As ligações entre o Presidente e Ministro Guedes também podem estar estremecidas. Bolsonaro desde candidato anuncia que não entende de economia e por seu histórico nunca foi liberal em nada. Guedes com certeza não é político e também comete deslizes de comunicação nas suas tentativas de empurrar suas reformas. Hoje, ninguém sabe quais são as prioridades e quem vai fazer o meio de campo com o Congresso onde as modificações básicas têm que ser aprovadas. Por exemplo, o que vem agora? Qual reforma?
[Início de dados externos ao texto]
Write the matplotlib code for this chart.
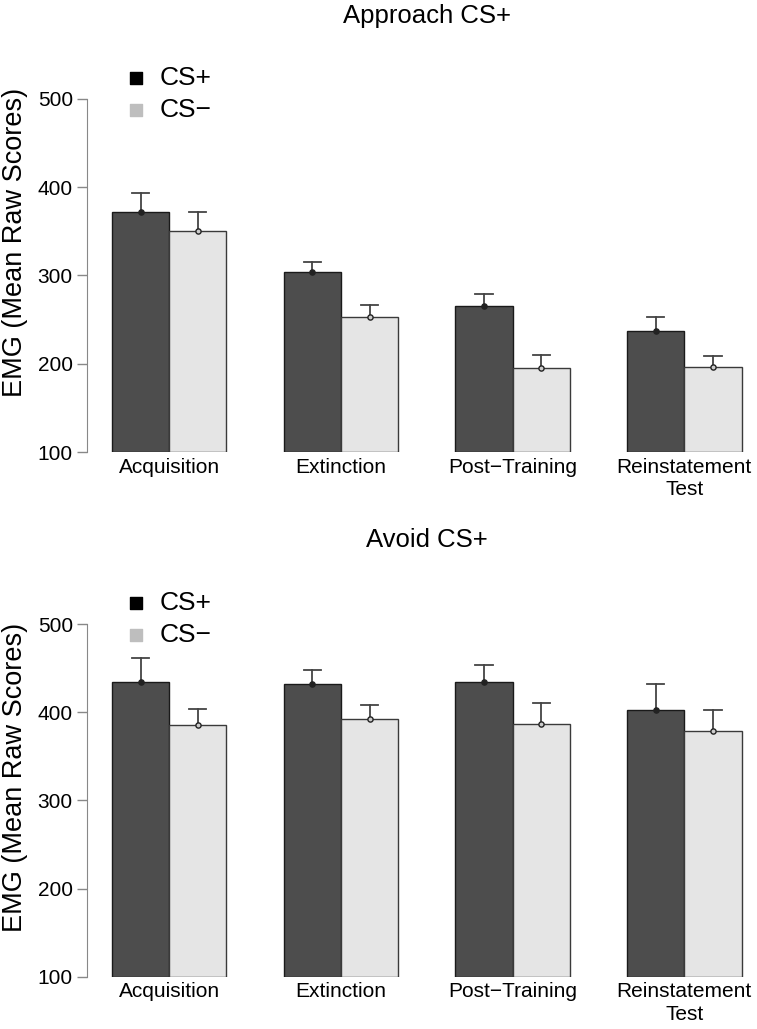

A administrativa, a tributária, a independência do BC, os PECs? Nada é claro e tudo é constrangido pela camisa de forca dos limites fiscais, com o orçamento comprometido com despesas mandatórias.

Lembrando o passado, desde o final dos governos militares, vejamos erros e oportunidades repetindo: Sarney com corrupção e redemocratização; Collor com projeto pessoal corrupto e abertura econômica; Itamar Franco com o Plano Real mas sem grande respaldo politico, Fernando H. Cardoso competente na politica mas ambicioso demais na sua ganancia de um segundo mandato; Lula como o “cara” num cenário internacional favorável mas afogado pelo mar de lama construído em seu entorno; Dilma Rousseff como herdeira que se demonstrou inepta politicamente e apenas uma “gerentona” para estocar os ventos; Michel Temer um politico hábil constitucionalista que cedeu as tentações golpistas; para desembocar no Capitão revoltado, exaltado e populista que promete reunir os brasileiros com Deus e a Pátria Amada mas sem levar em conta que não sabe o caminho e agora vive reclamando contra tudo e todos que supostamente o perseguem.

Muitos agora aceitam e justificam a agressividade e falta de decoro do Presidente e família como resposta a roubalheira e suposto projeto comunista do Lula, do PT e do Fórum de São Paulo. A oposição, por sua vez, enxerga o “fascismo” avançando e aí constrói-se a imagem de uma baita polarização pelo menos na esfera da mídia social. Confio, entretanto, que as eleições municipais mostrarão que não é bem assim e em mais dois anos novas eleições darão oportunidade para uma nova alternância no poder. Só com essa lenta, mas progressiva construção democrática que podemos esperar a criação de um quadro favorável para o crescimento da economia onde as medidas reformistas têm um real respaldo e efeito pratico.

Vamos esperar o Carnaval passar para o ano começar e torcer que a sociedade civil se manifesta de forma madura e democrática.